DATASET RECORDS -
+ + + + + + +

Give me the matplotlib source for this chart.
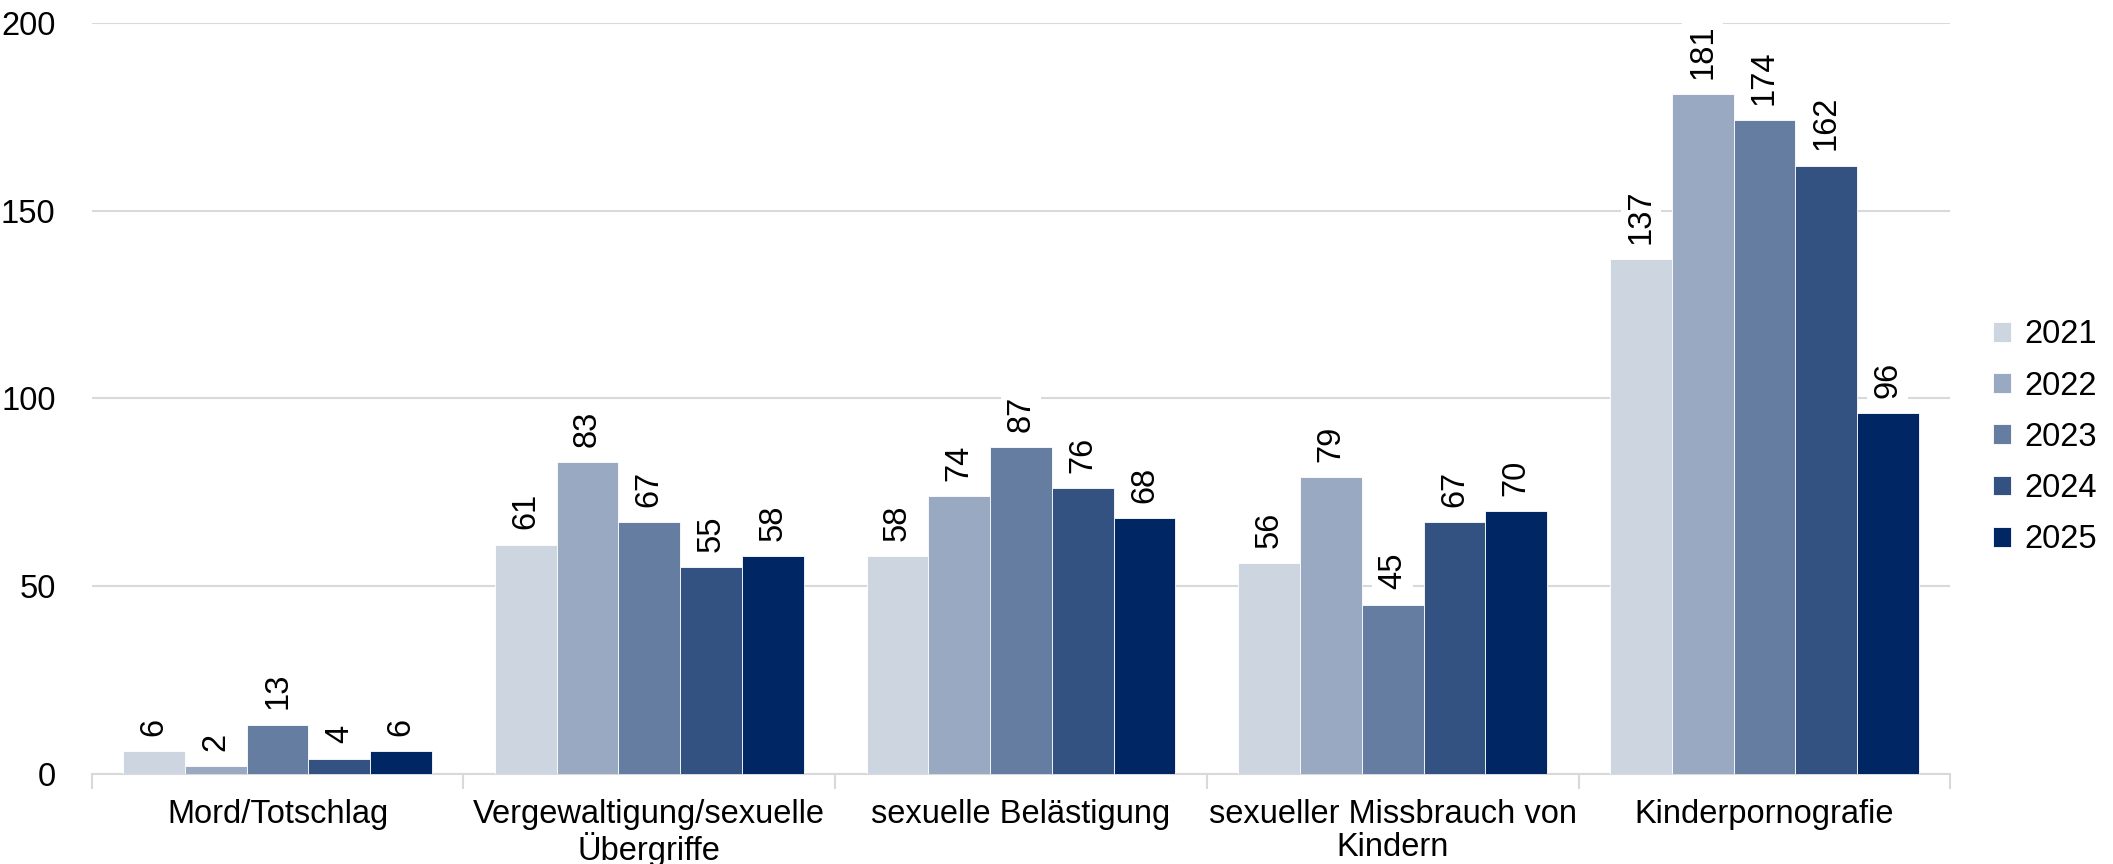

+ + + + + + +

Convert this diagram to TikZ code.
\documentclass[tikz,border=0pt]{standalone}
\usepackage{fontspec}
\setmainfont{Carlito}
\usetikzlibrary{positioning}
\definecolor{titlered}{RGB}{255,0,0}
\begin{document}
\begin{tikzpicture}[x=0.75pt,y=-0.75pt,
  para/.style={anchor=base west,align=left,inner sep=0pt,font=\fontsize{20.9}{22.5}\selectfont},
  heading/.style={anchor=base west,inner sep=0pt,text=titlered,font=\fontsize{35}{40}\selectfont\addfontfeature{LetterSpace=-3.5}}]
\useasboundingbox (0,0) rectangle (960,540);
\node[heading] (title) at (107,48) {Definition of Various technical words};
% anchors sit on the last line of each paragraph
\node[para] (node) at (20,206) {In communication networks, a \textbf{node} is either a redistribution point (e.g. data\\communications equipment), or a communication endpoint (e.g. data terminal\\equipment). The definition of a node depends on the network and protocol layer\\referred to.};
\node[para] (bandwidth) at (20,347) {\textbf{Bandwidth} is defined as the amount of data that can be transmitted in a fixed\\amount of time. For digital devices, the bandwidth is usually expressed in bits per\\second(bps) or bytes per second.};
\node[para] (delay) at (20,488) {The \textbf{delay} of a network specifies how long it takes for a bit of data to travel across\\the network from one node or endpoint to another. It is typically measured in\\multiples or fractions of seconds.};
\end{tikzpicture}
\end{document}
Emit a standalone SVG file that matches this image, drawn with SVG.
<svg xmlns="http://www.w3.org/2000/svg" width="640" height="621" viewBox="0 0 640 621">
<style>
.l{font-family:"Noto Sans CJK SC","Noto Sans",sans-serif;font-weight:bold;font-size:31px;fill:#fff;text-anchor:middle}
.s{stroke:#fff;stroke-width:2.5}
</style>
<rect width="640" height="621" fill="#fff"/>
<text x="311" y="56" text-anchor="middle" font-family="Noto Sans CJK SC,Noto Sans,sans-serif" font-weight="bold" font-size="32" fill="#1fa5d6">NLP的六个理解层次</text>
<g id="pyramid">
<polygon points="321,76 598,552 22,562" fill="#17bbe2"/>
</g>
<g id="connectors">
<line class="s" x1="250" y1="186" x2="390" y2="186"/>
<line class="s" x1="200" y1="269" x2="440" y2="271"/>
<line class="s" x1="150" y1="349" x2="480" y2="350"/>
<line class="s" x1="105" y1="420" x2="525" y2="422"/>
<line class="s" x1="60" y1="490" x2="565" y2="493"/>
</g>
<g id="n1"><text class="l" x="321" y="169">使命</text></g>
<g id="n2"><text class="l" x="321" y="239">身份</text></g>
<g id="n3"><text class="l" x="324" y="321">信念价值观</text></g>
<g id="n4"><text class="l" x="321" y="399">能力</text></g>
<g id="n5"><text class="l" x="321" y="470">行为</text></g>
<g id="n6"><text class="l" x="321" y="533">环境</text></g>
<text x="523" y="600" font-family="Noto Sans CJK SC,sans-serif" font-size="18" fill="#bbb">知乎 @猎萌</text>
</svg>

+ + + + + + +

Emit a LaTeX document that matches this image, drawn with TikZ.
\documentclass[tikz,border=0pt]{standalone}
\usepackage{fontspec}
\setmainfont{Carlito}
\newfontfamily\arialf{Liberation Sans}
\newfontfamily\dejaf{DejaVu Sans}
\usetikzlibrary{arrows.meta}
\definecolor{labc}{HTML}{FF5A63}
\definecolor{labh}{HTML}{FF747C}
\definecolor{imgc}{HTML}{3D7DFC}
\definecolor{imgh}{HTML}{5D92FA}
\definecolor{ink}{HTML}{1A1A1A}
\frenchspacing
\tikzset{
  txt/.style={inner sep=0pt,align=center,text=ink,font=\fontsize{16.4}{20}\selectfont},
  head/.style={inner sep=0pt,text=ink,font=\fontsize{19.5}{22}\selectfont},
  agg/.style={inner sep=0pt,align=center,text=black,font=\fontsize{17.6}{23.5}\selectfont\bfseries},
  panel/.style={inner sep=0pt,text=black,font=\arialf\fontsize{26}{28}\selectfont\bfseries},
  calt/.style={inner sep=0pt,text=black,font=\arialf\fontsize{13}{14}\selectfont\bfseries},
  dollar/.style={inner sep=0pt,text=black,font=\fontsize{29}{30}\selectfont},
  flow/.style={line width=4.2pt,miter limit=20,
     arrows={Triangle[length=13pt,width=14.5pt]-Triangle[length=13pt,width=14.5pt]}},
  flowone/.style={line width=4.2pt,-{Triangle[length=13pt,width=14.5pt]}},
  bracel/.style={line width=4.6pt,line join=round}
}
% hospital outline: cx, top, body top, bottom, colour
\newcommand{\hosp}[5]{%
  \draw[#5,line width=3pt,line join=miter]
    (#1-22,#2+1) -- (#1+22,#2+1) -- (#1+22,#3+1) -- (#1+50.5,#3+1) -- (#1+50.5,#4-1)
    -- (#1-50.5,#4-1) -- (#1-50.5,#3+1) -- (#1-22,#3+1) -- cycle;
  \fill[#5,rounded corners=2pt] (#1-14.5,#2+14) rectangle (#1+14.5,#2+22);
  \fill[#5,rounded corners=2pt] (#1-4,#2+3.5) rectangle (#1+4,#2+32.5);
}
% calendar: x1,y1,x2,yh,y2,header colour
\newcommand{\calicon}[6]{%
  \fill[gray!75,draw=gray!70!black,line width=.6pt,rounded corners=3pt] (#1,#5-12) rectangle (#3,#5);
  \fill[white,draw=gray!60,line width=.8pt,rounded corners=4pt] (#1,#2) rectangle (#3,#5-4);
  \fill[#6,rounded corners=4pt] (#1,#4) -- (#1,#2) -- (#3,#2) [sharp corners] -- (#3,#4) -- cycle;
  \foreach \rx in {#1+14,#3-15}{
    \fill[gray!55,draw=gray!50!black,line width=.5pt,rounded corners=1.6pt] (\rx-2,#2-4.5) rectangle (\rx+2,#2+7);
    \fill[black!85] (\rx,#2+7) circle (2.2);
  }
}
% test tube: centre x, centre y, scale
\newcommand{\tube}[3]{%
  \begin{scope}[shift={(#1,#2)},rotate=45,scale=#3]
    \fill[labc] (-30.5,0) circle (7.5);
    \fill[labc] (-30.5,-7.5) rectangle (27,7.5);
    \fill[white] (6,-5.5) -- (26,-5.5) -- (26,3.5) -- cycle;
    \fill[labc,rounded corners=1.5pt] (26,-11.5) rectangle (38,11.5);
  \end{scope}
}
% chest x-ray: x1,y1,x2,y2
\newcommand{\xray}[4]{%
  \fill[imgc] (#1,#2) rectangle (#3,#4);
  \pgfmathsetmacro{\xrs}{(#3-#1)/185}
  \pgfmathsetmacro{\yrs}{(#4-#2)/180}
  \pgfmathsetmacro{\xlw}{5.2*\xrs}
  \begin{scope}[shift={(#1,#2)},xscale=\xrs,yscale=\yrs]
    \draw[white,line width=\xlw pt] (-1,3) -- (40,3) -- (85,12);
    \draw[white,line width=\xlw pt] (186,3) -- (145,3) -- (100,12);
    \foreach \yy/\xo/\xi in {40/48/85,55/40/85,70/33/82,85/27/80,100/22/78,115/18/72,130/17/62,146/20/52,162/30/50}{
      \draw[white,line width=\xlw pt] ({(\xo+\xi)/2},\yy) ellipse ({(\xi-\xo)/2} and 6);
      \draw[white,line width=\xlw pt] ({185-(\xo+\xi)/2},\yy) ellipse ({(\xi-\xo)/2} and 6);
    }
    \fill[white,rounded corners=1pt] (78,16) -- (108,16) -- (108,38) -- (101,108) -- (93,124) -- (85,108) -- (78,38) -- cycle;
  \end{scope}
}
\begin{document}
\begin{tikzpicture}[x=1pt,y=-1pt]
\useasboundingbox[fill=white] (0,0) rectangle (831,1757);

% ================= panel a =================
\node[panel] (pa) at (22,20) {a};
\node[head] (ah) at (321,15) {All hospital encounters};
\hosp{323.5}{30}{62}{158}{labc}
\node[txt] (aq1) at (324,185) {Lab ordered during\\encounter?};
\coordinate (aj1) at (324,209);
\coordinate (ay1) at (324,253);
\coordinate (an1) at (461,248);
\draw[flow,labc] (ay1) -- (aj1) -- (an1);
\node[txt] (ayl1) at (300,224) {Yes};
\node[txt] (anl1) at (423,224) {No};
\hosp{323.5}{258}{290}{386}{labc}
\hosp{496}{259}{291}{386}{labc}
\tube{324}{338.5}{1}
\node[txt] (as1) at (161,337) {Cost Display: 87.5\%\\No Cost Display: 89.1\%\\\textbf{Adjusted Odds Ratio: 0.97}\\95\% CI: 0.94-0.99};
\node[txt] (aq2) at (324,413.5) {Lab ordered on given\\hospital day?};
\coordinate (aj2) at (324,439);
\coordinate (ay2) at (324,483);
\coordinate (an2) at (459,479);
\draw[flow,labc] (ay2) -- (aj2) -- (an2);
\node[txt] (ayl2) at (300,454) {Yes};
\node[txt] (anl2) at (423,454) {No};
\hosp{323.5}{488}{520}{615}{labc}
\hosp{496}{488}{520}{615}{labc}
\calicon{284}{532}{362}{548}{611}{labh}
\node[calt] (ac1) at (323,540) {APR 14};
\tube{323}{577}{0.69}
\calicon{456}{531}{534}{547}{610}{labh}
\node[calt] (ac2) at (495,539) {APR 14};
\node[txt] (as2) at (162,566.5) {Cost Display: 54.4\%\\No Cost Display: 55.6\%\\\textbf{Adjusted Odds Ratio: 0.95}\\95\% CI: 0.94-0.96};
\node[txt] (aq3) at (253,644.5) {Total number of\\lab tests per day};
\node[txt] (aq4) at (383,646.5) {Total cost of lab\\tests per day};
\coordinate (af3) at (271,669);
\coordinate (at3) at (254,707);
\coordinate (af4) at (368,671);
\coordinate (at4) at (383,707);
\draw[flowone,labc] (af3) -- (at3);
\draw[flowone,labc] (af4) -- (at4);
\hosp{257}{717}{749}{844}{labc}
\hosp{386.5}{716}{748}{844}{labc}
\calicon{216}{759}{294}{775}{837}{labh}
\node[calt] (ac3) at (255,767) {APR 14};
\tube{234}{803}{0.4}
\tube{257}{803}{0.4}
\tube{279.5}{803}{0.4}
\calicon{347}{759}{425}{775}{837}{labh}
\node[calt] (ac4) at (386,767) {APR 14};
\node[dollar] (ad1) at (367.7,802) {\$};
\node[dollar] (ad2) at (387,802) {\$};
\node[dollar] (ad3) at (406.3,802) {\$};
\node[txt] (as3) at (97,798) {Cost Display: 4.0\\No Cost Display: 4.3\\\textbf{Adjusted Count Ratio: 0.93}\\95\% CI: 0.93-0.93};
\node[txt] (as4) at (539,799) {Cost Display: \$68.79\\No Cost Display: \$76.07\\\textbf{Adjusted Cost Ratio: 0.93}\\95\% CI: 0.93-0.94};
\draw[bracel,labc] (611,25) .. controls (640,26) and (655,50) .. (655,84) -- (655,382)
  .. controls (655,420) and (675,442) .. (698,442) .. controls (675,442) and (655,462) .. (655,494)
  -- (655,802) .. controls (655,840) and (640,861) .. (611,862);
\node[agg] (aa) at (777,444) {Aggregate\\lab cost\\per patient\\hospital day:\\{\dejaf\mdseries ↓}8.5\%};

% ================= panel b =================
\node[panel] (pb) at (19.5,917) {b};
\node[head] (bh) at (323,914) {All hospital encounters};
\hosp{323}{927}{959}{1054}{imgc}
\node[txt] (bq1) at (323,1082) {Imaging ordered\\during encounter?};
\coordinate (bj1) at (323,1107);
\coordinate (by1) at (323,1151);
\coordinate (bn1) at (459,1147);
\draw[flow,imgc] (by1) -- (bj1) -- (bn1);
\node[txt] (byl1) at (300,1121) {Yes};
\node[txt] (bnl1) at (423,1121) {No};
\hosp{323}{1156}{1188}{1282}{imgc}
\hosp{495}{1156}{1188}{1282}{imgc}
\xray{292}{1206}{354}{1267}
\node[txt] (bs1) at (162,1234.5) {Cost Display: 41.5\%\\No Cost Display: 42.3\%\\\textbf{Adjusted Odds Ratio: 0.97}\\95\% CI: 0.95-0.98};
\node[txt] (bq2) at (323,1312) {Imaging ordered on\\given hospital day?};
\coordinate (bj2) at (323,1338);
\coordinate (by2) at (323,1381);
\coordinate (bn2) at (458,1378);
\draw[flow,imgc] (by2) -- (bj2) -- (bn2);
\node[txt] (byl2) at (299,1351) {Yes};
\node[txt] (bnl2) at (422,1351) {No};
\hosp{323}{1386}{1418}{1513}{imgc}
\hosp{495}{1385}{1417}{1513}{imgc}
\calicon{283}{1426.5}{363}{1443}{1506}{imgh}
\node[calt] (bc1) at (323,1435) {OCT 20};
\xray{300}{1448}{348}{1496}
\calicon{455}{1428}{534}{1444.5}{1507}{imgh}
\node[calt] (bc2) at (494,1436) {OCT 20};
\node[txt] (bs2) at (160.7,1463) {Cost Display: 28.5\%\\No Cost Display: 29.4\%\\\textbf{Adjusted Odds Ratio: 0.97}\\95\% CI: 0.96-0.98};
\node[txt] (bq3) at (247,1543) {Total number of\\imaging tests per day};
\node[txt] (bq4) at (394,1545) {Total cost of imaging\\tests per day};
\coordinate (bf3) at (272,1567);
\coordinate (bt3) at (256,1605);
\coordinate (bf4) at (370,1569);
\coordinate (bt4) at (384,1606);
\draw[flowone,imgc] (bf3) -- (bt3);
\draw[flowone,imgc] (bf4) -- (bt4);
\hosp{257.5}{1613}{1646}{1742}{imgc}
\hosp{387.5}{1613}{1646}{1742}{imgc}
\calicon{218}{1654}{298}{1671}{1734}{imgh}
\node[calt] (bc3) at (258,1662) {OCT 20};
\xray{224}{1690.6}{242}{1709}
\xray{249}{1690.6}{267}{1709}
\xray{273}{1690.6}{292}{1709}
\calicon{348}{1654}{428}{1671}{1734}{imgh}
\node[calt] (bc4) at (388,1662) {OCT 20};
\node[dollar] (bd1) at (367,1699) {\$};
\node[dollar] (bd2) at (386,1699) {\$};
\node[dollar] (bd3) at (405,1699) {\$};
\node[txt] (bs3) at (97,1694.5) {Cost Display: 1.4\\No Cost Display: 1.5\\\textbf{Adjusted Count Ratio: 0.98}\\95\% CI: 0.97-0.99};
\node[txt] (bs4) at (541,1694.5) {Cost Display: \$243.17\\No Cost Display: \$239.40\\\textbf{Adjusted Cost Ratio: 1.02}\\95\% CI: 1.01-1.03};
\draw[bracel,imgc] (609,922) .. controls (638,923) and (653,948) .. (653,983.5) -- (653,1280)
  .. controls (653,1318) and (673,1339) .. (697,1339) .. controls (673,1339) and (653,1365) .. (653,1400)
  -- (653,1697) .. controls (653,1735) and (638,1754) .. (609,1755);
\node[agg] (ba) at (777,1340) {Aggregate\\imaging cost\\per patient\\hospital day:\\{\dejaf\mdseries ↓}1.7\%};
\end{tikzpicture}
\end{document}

+ + + + + + +

EXERCISE INSTRUCTIONS - Only the number should be given: how many lines of the data contain the word "drawn"?

RESULT OF THE EXERCISE - 2